3.3.5 The Main Mitigation Options in the Waste Management
Sector
There has been increased utilization of CH4 from landfills and from
coal beds. The use of landfill gas for heat and electric power is also growing
because of policy mandates in countries like Germany, Switzerland, the EU, and
USA. Recovery costs are negative for half of landfill CH4. Requiring
product life management in Germany has been extended from packaging to vehicles
and electronics goods. If everyone in the USA increased per capita recycling rates
from the national average to the per capita recycling rate achieved in Seattle,
Washington, the result would be a reduction of 4% of total US GHG emissions. Debate
is taking place over whether the greater reduction in lifecycle GHG emissions
occurs through paper and fibre recycling or by utilizing waste paper as a biofuel
in waste-to-energy facilities. Both options are better than landfilling in terms
of GHG emissions. In several developed countries, and especially in Europe and
Japan, waste-to-energy facilities have become more efficient with lower air pollution
emissions.
3.3.6 The Main Mitigation Options in the Energy Supply Sector
Fossil fuels continue to dominate heat and electric power production. Electricity
generation accounts for 2,100MtC/yr or 37.5% of global carbon emissions10.
Baseline scenarios without carbon emission policies anticipate emissions of
3,500 and 4,000MtCeq for 2010 and 2020, respectively. In the power sector, low-cost
combined cycle gas turbines (CCGTs) with conversion efficiencies approaching
60% for the latest model have become the dominant option for new electric power
plants wherever adequate natural gas supply and infrastructure are available.
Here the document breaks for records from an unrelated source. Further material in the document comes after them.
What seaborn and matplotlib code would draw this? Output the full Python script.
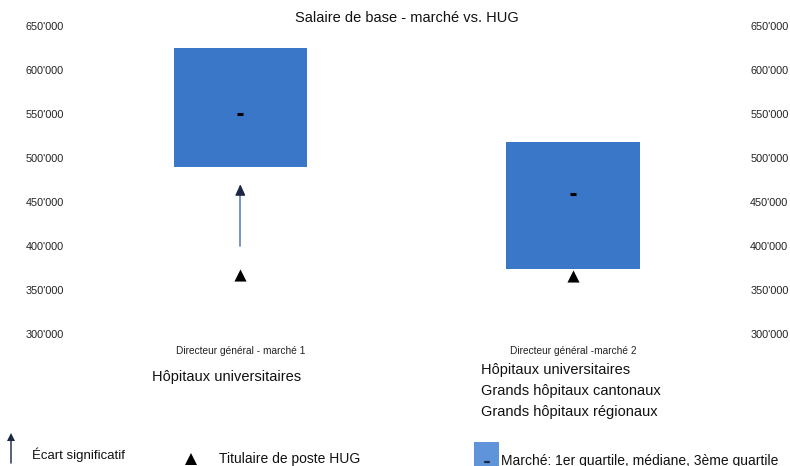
import numpy as np
import pandas as pd
import matplotlib
matplotlib.use("Agg")
import matplotlib.pyplot as plt
from matplotlib.ticker import FuncFormatter
from matplotlib.patches import Rectangle
from matplotlib.lines import Line2D
import seaborn as sns

# ---------------- data ----------------
categories = ["Directeur général - marché 1", "Directeur général -marché 2"]
q1 = [490000, 374000]
median = [550000, 459000]
q3 = [625000, 518000]
hug = [367000, 366000]
arrow_start = [400000, None]
arrow_end = [470000, None]
groups = [["Hôpitaux universitaires"],
          ["Hôpitaux universitaires", "Grands hôpitaux cantonaux", "Grands hôpitaux régionaux"]]
yticks = [300000, 350000, 400000, 450000, 500000, 550000, 600000, 650000]
title = "Salaire de base - marché vs. HUG"
legend_labels = ["Écart significatif", "Titulaire de poste HUG",
                 "Marché: 1er quartile, médiane, 3ème quartile"]

# ---------------- style ----------------
sns.set_theme(style="white")
plt.rcParams["font.family"] = ["Liberation Sans", "DejaVu Sans"]

BLUE = "#3B77C9"
LEG_BLUE = "#5F93DA"
W, H = 790, 466

fig = plt.figure(figsize=(W / 100, H / 100), dpi=100)
ax = fig.add_axes([68 / W, 132 / H, 678 / W, (440.3 - 132) / H])

idx = np.arange(len(categories))
df = pd.DataFrame({"cat": categories, "height": np.array(q3) - np.array(q1)})

sns.barplot(data=df, x="cat", y="height", bottom=q1, width=0.4, color=BLUE,
            saturation=1, errorbar=None, linewidth=0, ax=ax)

# HUG holders
sns.scatterplot(x=idx, y=hug, marker="^", s=76, color="black", linewidth=0,
                ax=ax, legend=False, zorder=5)
# medians
sns.scatterplot(x=idx, y=median, marker="_", s=20, color="black", linewidths=2.2,
                ax=ax, legend=False, zorder=5)

# significant-gap arrows
for i, (a0, a1) in enumerate(zip(arrow_start, arrow_end)):
    if a0 is None:
        continue
    ax.plot([i, i], [a0, a1 - 6000], color="#6A8DBE", lw=1.3, zorder=4)
    ax.annotate("", xy=(i, a1), xytext=(i, a1 - 6000),
                arrowprops=dict(arrowstyle="-|>,head_length=0.55,head_width=0.25",
                                color="#1B2744", lw=1.0, shrinkA=0, shrinkB=0),
                zorder=5)

ax.set_ylim(yticks[0], yticks[-1])
ax.set_xlim(-0.518, 1.520)
ax.set_yticks(yticks)
ax.yaxis.set_major_formatter(FuncFormatter(lambda v, p: f"{int(v):,}".replace(",", "'")))
ax.tick_params(axis="y", left=False, right=False, labelleft=True, labelright=True,
               labelsize=7.8, pad=3, length=0, labelcolor="#222222")
ax.set_xticks(idx)
ax.set_xticklabels(categories, fontsize=7.3, color="#222222")
ax.tick_params(axis="x", length=0, pad=8.5)
ax.set_xlabel("")
ax.set_ylabel("")
for s in ax.spines.values():
    s.set_visible(False)
ax.grid(False)

# title
fig.text(407 / W, 1 - 18 / H, title, ha="center", va="center", fontsize=10.5, color="#111111")

# group labels
fig.text(151.7 / W, 1 - 377 / H, groups[0][0], ha="left", va="center", fontsize=10.5, color="#111111")
for k, g in enumerate(groups[1]):
    fig.text(481 / W, 1 - (370 + 21 * k) / H, g, ha="left", va="center", fontsize=10.5, color="#111111")

# ---------------- legend ----------------
fig.add_artist(Line2D([11 / W, 11 / W], [3 / H, 27 / H], color="#3A4763", lw=1.2,
                      transform=fig.transFigure))
fig.add_artist(Line2D([11 / W], [29.5 / H], marker="^", markersize=5.2, color="#1B2744",
                      markeredgewidth=0, transform=fig.transFigure))
fig.text(31.7 / W, 11 / H, legend_labels[0], ha="left", va="center", fontsize=9.5, color="#111111")

fig.add_artist(Line2D([191 / W], [7.5 / H], marker="^", markersize=8.6, color="black",
                      markeredgewidth=0, transform=fig.transFigure))
fig.text(219 / W, 7 / H, legend_labels[1], ha="left", va="center", fontsize=10, color="#111111")

fig.add_artist(Rectangle((474 / W, 0), 25 / W, 24.3 / H, facecolor=LEG_BLUE, edgecolor="none",
                         transform=fig.transFigure))
fig.add_artist(Line2D([485 / W, 489 / W], [4.3 / H, 4.3 / H], color="#1B2744", lw=1.6,
                      transform=fig.transFigure))
fig.text(501 / W, 5.5 / H, legend_labels[2], ha="left", va="center", fontsize=10, color="#111111")

fig.savefig("out.png", dpi=100)
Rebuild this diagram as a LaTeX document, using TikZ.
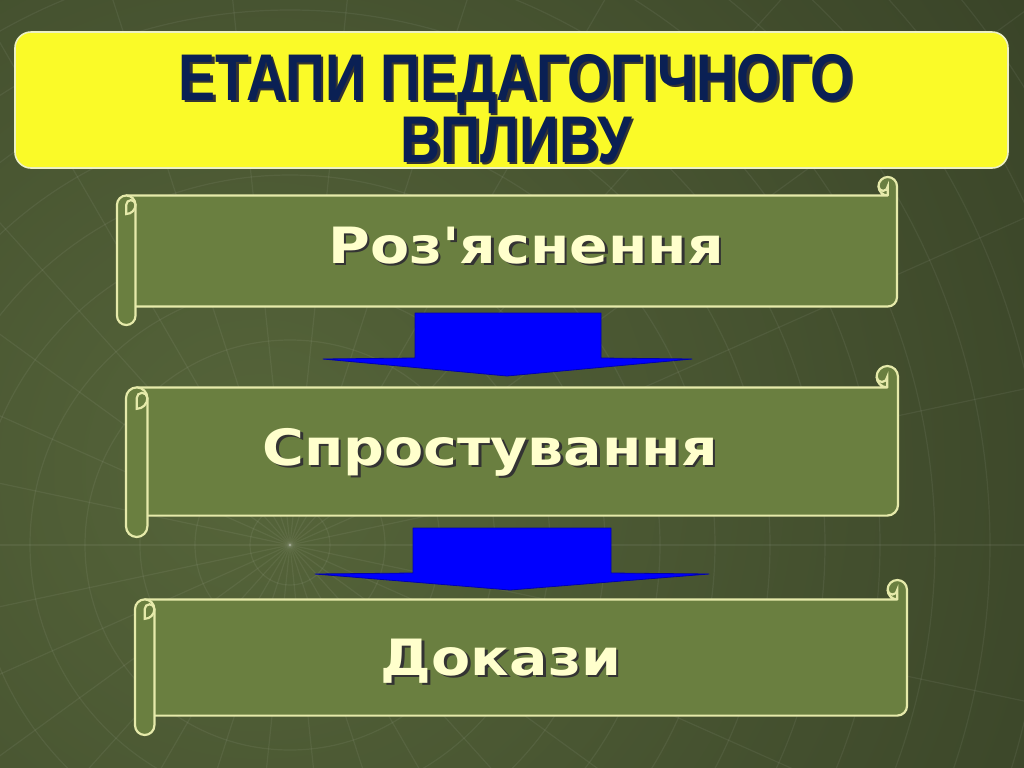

Advanced coal technologies based on integrated gasification combined cycle or
supercritical (IGCCS) designs potentially have the capability of reducing emissions
at modest cost through higher efficiencies. Deregulation of the electric power
sector is currently a major driver of technological choice. Utilization of distributed
industrial and commercial combined heat and power (CHP) systems to meet space
heating and manufacturing needs could achieve substantial emission reductions.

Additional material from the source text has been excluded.